## [What the task requires]
Copy the full set of lines exactly as given.
___ Collected material ___
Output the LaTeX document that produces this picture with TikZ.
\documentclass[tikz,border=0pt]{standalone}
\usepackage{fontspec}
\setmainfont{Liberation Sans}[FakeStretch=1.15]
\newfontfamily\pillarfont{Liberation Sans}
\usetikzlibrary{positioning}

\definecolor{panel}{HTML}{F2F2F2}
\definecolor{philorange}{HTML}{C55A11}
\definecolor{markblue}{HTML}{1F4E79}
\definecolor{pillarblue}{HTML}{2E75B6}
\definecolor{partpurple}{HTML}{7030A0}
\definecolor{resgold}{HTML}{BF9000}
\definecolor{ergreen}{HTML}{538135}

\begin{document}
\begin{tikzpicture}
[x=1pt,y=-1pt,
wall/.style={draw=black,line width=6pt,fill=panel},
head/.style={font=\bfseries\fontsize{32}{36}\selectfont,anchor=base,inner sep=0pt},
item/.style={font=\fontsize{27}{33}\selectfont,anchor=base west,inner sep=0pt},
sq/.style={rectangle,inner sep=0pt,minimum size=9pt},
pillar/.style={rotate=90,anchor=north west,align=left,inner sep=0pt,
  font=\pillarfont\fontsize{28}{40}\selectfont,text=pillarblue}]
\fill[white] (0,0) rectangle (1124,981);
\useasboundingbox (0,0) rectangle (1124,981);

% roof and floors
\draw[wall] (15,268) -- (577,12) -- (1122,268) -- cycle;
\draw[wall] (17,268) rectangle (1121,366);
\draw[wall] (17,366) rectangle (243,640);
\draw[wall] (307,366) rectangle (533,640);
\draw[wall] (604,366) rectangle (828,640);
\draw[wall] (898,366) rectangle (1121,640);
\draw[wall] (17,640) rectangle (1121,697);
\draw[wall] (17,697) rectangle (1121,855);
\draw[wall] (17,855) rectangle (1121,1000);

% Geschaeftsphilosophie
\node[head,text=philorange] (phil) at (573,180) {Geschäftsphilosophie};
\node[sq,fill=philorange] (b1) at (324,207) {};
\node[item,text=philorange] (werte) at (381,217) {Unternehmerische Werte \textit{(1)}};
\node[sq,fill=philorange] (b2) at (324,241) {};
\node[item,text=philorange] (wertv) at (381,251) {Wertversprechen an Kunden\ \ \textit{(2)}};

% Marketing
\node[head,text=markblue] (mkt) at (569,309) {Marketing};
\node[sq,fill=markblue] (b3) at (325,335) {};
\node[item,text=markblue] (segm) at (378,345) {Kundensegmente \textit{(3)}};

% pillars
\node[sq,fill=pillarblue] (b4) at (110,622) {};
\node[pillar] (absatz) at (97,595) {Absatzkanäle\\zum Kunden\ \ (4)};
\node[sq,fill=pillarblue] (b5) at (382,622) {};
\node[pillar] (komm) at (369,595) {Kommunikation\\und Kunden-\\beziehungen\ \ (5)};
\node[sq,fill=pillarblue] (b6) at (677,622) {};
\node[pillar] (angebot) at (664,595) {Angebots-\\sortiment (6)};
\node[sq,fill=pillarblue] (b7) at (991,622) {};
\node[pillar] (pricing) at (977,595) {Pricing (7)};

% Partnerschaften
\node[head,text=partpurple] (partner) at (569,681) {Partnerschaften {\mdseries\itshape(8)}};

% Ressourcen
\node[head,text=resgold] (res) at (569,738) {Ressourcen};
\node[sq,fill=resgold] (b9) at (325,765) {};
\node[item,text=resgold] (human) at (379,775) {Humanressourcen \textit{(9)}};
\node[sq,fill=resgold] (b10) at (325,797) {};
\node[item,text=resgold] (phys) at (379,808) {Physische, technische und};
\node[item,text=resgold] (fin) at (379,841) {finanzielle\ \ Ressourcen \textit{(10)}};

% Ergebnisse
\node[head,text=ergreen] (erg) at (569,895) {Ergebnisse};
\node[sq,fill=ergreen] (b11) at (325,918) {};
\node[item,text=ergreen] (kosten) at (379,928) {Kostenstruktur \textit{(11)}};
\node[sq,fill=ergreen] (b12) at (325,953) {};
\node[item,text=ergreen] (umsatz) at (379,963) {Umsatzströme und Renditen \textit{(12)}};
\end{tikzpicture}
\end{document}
___
## [Answer to this exercise]
Output the LaTeX document that produces this picture with TikZ.
\documentclass[tikz,border=0pt]{standalone}
\usepackage{fontspec}
\setmainfont{Liberation Sans}[FakeStretch=1.15]
\newfontfamily\pillarfont{Liberation Sans}
\usetikzlibrary{positioning}

\definecolor{panel}{HTML}{F2F2F2}
\definecolor{philorange}{HTML}{C55A11}
\definecolor{markblue}{HTML}{1F4E79}
\definecolor{pillarblue}{HTML}{2E75B6}
\definecolor{partpurple}{HTML}{7030A0}
\definecolor{resgold}{HTML}{BF9000}
\definecolor{ergreen}{HTML}{538135}

\begin{document}
\begin{tikzpicture}
[x=1pt,y=-1pt,
wall/.style={draw=black,line width=6pt,fill=panel},
head/.style={font=\bfseries\fontsize{32}{36}\selectfont,anchor=base,inner sep=0pt},
item/.style={font=\fontsize{27}{33}\selectfont,anchor=base west,inner sep=0pt},
sq/.style={rectangle,inner sep=0pt,minimum size=9pt},
pillar/.style={rotate=90,anchor=north west,align=left,inner sep=0pt,
  font=\pillarfont\fontsize{28}{40}\selectfont,text=pillarblue}]
\fill[white] (0,0) rectangle (1124,981);
\useasboundingbox (0,0) rectangle (1124,981);

% roof and floors
\draw[wall] (15,268) -- (577,12) -- (1122,268) -- cycle;
\draw[wall] (17,268) rectangle (1121,366);
\draw[wall] (17,366) rectangle (243,640);
\draw[wall] (307,366) rectangle (533,640);
\draw[wall] (604,366) rectangle (828,640);
\draw[wall] (898,366) rectangle (1121,640);
\draw[wall] (17,640) rectangle (1121,697);
\draw[wall] (17,697) rectangle (1121,855);
\draw[wall] (17,855) rectangle (1121,1000);

% Geschaeftsphilosophie
\node[head,text=philorange] (phil) at (573,180) {Geschäftsphilosophie};
\node[sq,fill=philorange] (b1) at (324,207) {};
\node[item,text=philorange] (werte) at (381,217) {Unternehmerische Werte \textit{(1)}};
\node[sq,fill=philorange] (b2) at (324,241) {};
\node[item,text=philorange] (wertv) at (381,251) {Wertversprechen an Kunden\ \ \textit{(2)}};

% Marketing
\node[head,text=markblue] (mkt) at (569,309) {Marketing};
\node[sq,fill=markblue] (b3) at (325,335) {};
\node[item,text=markblue] (segm) at (378,345) {Kundensegmente \textit{(3)}};

% pillars
\node[sq,fill=pillarblue] (b4) at (110,622) {};
\node[pillar] (absatz) at (97,595) {Absatzkanäle\\zum Kunden\ \ (4)};
\node[sq,fill=pillarblue] (b5) at (382,622) {};
\node[pillar] (komm) at (369,595) {Kommunikation\\und Kunden-\\beziehungen\ \ (5)};
\node[sq,fill=pillarblue] (b6) at (677,622) {};
\node[pillar] (angebot) at (664,595) {Angebots-\\sortiment (6)};
\node[sq,fill=pillarblue] (b7) at (991,622) {};
\node[pillar] (pricing) at (977,595) {Pricing (7)};

% Partnerschaften
\node[head,text=partpurple] (partner) at (569,681) {Partnerschaften {\mdseries\itshape(8)}};

% Ressourcen
\node[head,text=resgold] (res) at (569,738) {Ressourcen};
\node[sq,fill=resgold] (b9) at (325,765) {};
\node[item,text=resgold] (human) at (379,775) {Humanressourcen \textit{(9)}};
\node[sq,fill=resgold] (b10) at (325,797) {};
\node[item,text=resgold] (phys) at (379,808) {Physische, technische und};
\node[item,text=resgold] (fin) at (379,841) {finanzielle\ \ Ressourcen \textit{(10)}};

% Ergebnisse
\node[head,text=ergreen] (erg) at (569,895) {Ergebnisse};
\node[sq,fill=ergreen] (b11) at (325,918) {};
\node[item,text=ergreen] (kosten) at (379,928) {Kostenstruktur \textit{(11)}};
\node[sq,fill=ergreen] (b12) at (325,953) {};
\node[item,text=ergreen] (umsatz) at (379,963) {Umsatzströme und Renditen \textit{(12)}};
\end{tikzpicture}
\end{document}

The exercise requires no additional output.